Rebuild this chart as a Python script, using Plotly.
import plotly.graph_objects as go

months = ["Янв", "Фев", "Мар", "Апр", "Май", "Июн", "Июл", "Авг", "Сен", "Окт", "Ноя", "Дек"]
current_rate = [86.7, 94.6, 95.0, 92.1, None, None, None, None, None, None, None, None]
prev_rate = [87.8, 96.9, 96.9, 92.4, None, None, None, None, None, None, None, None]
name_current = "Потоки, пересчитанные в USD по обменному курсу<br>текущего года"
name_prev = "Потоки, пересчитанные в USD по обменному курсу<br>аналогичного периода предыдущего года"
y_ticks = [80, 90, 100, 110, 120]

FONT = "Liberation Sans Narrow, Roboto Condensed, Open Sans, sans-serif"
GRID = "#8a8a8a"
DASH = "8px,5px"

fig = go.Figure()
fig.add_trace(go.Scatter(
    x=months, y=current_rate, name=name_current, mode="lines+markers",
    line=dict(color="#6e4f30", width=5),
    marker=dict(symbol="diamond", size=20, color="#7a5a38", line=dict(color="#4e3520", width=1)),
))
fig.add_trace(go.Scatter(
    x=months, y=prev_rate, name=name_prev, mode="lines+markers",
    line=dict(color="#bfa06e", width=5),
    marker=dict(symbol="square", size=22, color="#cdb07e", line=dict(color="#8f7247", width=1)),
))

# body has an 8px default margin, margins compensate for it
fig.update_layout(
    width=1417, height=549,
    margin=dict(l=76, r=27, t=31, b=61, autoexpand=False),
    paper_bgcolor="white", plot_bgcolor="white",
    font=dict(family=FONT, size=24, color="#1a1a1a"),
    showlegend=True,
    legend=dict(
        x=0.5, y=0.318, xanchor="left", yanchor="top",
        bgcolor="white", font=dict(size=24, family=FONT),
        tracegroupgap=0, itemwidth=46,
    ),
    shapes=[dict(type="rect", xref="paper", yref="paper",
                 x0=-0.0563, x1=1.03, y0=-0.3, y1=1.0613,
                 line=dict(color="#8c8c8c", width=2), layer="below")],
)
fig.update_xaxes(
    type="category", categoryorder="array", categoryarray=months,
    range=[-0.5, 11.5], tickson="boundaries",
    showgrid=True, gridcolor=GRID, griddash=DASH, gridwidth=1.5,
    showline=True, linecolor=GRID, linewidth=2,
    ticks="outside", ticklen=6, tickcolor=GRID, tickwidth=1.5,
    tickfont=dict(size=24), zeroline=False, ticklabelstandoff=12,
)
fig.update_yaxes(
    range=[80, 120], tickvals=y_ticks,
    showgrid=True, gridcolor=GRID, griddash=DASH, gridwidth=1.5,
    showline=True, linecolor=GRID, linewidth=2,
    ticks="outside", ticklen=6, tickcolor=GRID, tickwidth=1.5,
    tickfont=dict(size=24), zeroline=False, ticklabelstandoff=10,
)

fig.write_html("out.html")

WHAT TO DO —
Each line of the material should be duplicated exactly, please.

RESULT FOR THIS EXERCISE —
Rebuild this chart as a Python script, using Plotly.
import plotly.graph_objects as go

months = ["Янв", "Фев", "Мар", "Апр", "Май", "Июн", "Июл", "Авг", "Сен", "Окт", "Ноя", "Дек"]
current_rate = [86.7, 94.6, 95.0, 92.1, None, None, None, None, None, None, None, None]
prev_rate = [87.8, 96.9, 96.9, 92.4, None, None, None, None, None, None, None, None]
name_current = "Потоки, пересчитанные в USD по обменному курсу<br>текущего года"
name_prev = "Потоки, пересчитанные в USD по обменному курсу<br>аналогичного периода предыдущего года"
y_ticks = [80, 90, 100, 110, 120]

FONT = "Liberation Sans Narrow, Roboto Condensed, Open Sans, sans-serif"
GRID = "#8a8a8a"
DASH = "8px,5px"

fig = go.Figure()
fig.add_trace(go.Scatter(
    x=months, y=current_rate, name=name_current, mode="lines+markers",
    line=dict(color="#6e4f30", width=5),
    marker=dict(symbol="diamond", size=20, color="#7a5a38", line=dict(color="#4e3520", width=1)),
))
fig.add_trace(go.Scatter(
    x=months, y=prev_rate, name=name_prev, mode="lines+markers",
    line=dict(color="#bfa06e", width=5),
    marker=dict(symbol="square", size=22, color="#cdb07e", line=dict(color="#8f7247", width=1)),
))

# body has an 8px default margin, margins compensate for it
fig.update_layout(
    width=1417, height=549,
    margin=dict(l=76, r=27, t=31, b=61, autoexpand=False),
    paper_bgcolor="white", plot_bgcolor="white",
    font=dict(family=FONT, size=24, color="#1a1a1a"),
    showlegend=True,
    legend=dict(
        x=0.5, y=0.318, xanchor="left", yanchor="top",
        bgcolor="white", font=dict(size=24, family=FONT),
        tracegroupgap=0, itemwidth=46,
    ),
    shapes=[dict(type="rect", xref="paper", yref="paper",
                 x0=-0.0563, x1=1.03, y0=-0.3, y1=1.0613,
                 line=dict(color="#8c8c8c", width=2), layer="below")],
)
fig.update_xaxes(
    type="category", categoryorder="array", categoryarray=months,
    range=[-0.5, 11.5], tickson="boundaries",
    showgrid=True, gridcolor=GRID, griddash=DASH, gridwidth=1.5,
    showline=True, linecolor=GRID, linewidth=2,
    ticks="outside", ticklen=6, tickcolor=GRID, tickwidth=1.5,
    tickfont=dict(size=24), zeroline=False, ticklabelstandoff=12,
)
fig.update_yaxes(
    range=[80, 120], tickvals=y_ticks,
    showgrid=True, gridcolor=GRID, griddash=DASH, gridwidth=1.5,
    showline=True, linecolor=GRID, linewidth=2,
    ticks="outside", ticklen=6, tickcolor=GRID, tickwidth=1.5,
    tickfont=dict(size=24), zeroline=False, ticklabelstandoff=10,
)

fig.write_html("out.html")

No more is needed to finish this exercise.